Contrairement à Girl, film belge sorti un an avant et qui avait aussi pour personnage principal uns adolescente MtoF, Lola vers la mer choisit un parcours sinueux pour raconter son histoire. Si le but est établi dès la titre du film, la jeune fille et son père se dirigent certes vers Ostende mais vont affronter des obstacles avant d'y arriver. Comme le dit Laurent Micheli, alors qu'en voiture il faut environ une heure et demi pour y aller depuis Bruxelles, Lola et Philippe ne vont y arriver qu'après quelques péripéties. Et parallèlement à ce voyage, qui s'avère initiatique, ce n'est semble-t-il pas tant la problématique de la transidentité que souhaite aborder le réalisateur, tandis que le film de Lukas Dhont abordait frontalement le sujet. Non pas que le film évite son propos, et les questions de la prise d'hormone ou de la chirurgie sont clairement abordées, mais apparemment le propos principal du film est plutôt la parentalité.
Et le fait que le père de Lola vers la mer soit interprété par un acteur internationalement connu, en la personne de Benoît Magimel, n'est peut-être pas innocent à cet égard. Car plus que le parcours de cette adolescente, qui dès le début sait où elle va et, même si on sent qu'elle en a peur, n'a aucun doute concernant sa procédure de réassignation, on assiste ici à l'évolution d'un père qui au début du film rejette totalement la décision de son enfant. Le personnage de Philippe n'est d'ailleurs pas un rôle facile à incarner, tellement il possède tous les attributs de l'homme buté, qui campe sur ses positions et exerce une transphobie pure et dure envers sa fille.

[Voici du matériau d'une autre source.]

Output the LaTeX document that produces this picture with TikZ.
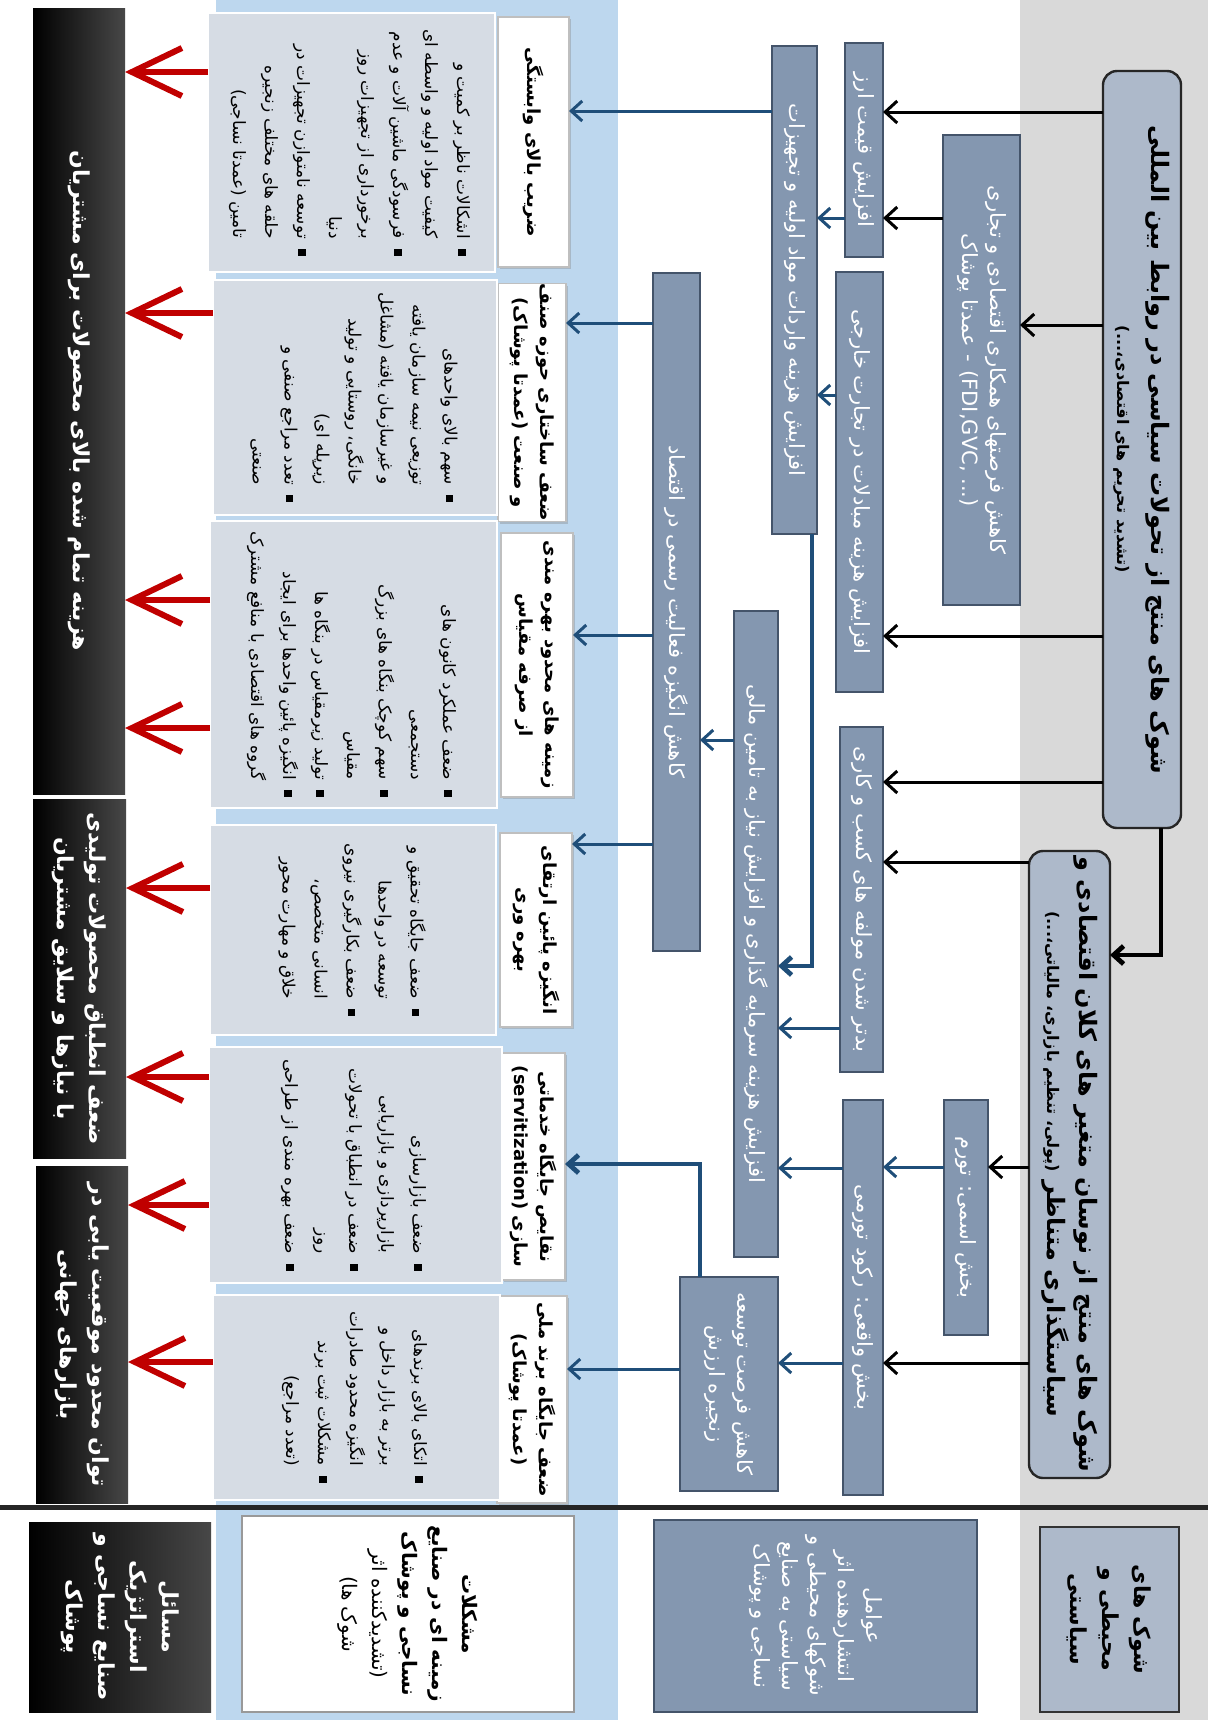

Le road movie va les forcer à se parler, alors qu'ils ne s'étaient pas vus depuis deux ans, et des secrets vont être révélés. L'armure du père de famille va doucement se fendre, et l'homme va toutes choses égales par ailleurs, doucement évoluer.
C'est un peu le paradoxe de Lola vers la mer que de mêler des grosses ficelles scénaristiques avec des éclairs de subtilités. Le film se révèle assez didactique sur la question transgenre : on a droit à l'ensemble des problématique auxquelles un adolescent en transition passe, et on a un peu l'impression d'avoir vu ça trop souvent. La sempiternelle question sur l'orientation sexuelle de Lola et forcément posée, et on a évidemment droit à un plan découvrant le torse nu de la jeune femme. À côté de ça, le scénario se montre assez fin dans de nombreuses occasions. Si on accepte dès le début la position de l'adolescente, la mort de sa mère est tout aussi rapidement dévoilée, et aucun mystère inutile n'entoure les raisons de ce décès, qui resteront jusqu'à la fin inconnues : ce n'est pas le sujet. De même, la séquence dans ce bordel improbable, passage pourtant casse-gueule, est appréhendé de manière assez juste, à l'image de ce joli petit film.